To fulfill President Roosevelt’s request, Babson consulted George Marechal, a then-obscure Canadian mathematician who had recently discovered how the highs and lows of the Dow Jones Industrial Average repeated in predetermined sequences. Ultimately, it was Marechal who produced a 15-year Dow Jones Index Forecast Chart for the Roosevelt administration—a document that proved to be spectacularly accurate. So confident was Marechal in his work that he had the chart copyrighted. His friend Alan H. Andrews, inventor of "Andrews’ Pitchfork," later described it as a "chart no government economist [and] no college professor has enough knowledge to even approach or courage to try to duplicate."

 The top line of price fluctuations is an actual reproduction of a copyrighted fifteen-year market forecast, calculated and drawn in 1933 by George Marechal. The bottom line shows the actual Dow Jones Industrial Average from 1934 to 1948—the same fifteen years projected by Marechal. This comparison, extending through April 1951, was later published by Garfield A. Drew and Edward R. Dewey in Cycles Magazine (October 1962), presenting Marechal’s 1933 forecast alongside actual Dow Jones Index data.

 
In 1962, Edward R. Dewey confirmed that Marechal’s method remained largely unknown. Despite a fund manager’s offer of $20,000 for his secrets—or the alternative proposal to manage a five-million-dollar fund and share the profits—Marechal declined both. He ultimately died at the age of 90 without ever revealing how he calculated market movements with such uncanny accuracy. Nevertheless, it is clear that he utilized a version of Babson’s "Normal Line." Annotations later added to his chart by his friend Alan Andrews indicate that Marechal plotted market turns using what are now recognized as Median Lines.
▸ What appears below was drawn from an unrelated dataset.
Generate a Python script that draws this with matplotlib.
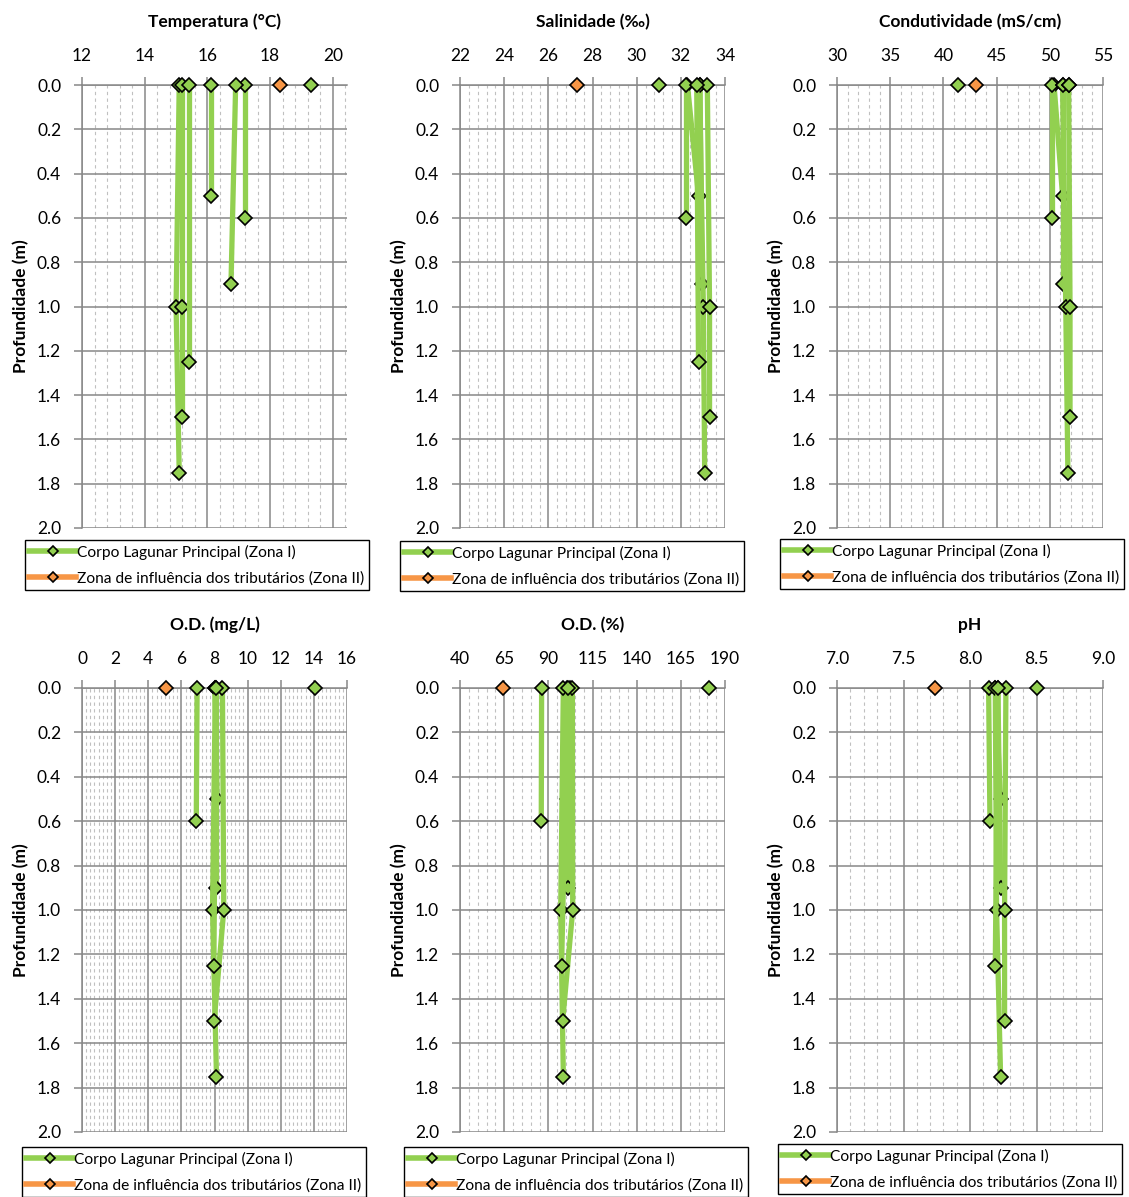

Dewey concluded:
"The important thing about this study [chart of Marechal] is not the exact precision by which it came true, or the amount of money you would or would not have made if you had followed it. The important thing is that it shows that the market has predictable patterns. In other words, that the seeming disorder of market fluctuations really is subject to law, and that this law is learnable."
In 1948, Garfield A. Drew, another friend of Marechal, reproduced the forecast in his book, "New Methods for Profit in the Stock Market." Drew stated that an original copy of the forecast had been in his possession since 1935. Since each year was divided into six parts, he included the actual fluctuations of the Dow Jones Industrial Average in his book by plotting the high and low for each two-month period. Drew commented on the famous chart:
"Clearly, the pattern of the forecast and the actual pattern of the market miss many times in detail and exact timing. Nevertheless, the broad picture of the trends from 1934 through 1947, at least, is remarkably similar. The basic downtrend from 1936-37 to 1942 is plain, and likewise the uptrend from 1942 to 1946, although the latter shows up as a much more zigzag pattern in the forecast than was actually the case. Thus, the year 1944 by itself, for example, appears as a down period, whereas it was really an up year. When the year 1947 ended, the Dow Jones Industrial Average had spent 16 months within a 16% price range. As far as the situation at the time the comparison in [the figure] ends is concerned, it is evident that, if the broad accuracy of the preceding 14 years is to be maintained, 1948 must, on the whole, witness a rising price level. A definite down trend going substantially into new low territory by the year-end would produce a greater discrepancy between the forecast pattern and the actual course of prices than at any other time in the record. The fact remains to be seen at this writing, but, in line with his original forecast made years before, Marechal always insisted that 1946-47 was not a "bear market" but an interruption in a long upward trend comparable to the break and market hesitancy during 1926 in the long upswing from 1921 to 1929.”
 "In this figure the Dow Jones Averages are plotted from 1897 through 1962. On this chart are a number of "resistance" lines. The original worksheets for Marechal's forecast look just about like this chart, except that there were a great many more lines and, thus, a great many more intersecting points. Marechal's secrets consist fundamentally of how to draw the resistance lines and how to select the significant intersections."
 Edward R. Dewey in Cycles Magazine, October 1962.
[George Marechal’s legacy rests entirely on his uncannily accurate 1933 copyrighted DJIA forecast chart, prepared privately for the US government via Babson during the Great Depression. No independent writings by him or official US government publications bearing his name have been found. All available information derives from reproductions and commentary by contemporaries such as Drew, Dewey, and Andrews. The original chart and its worksheets are not publicly available in digital form.]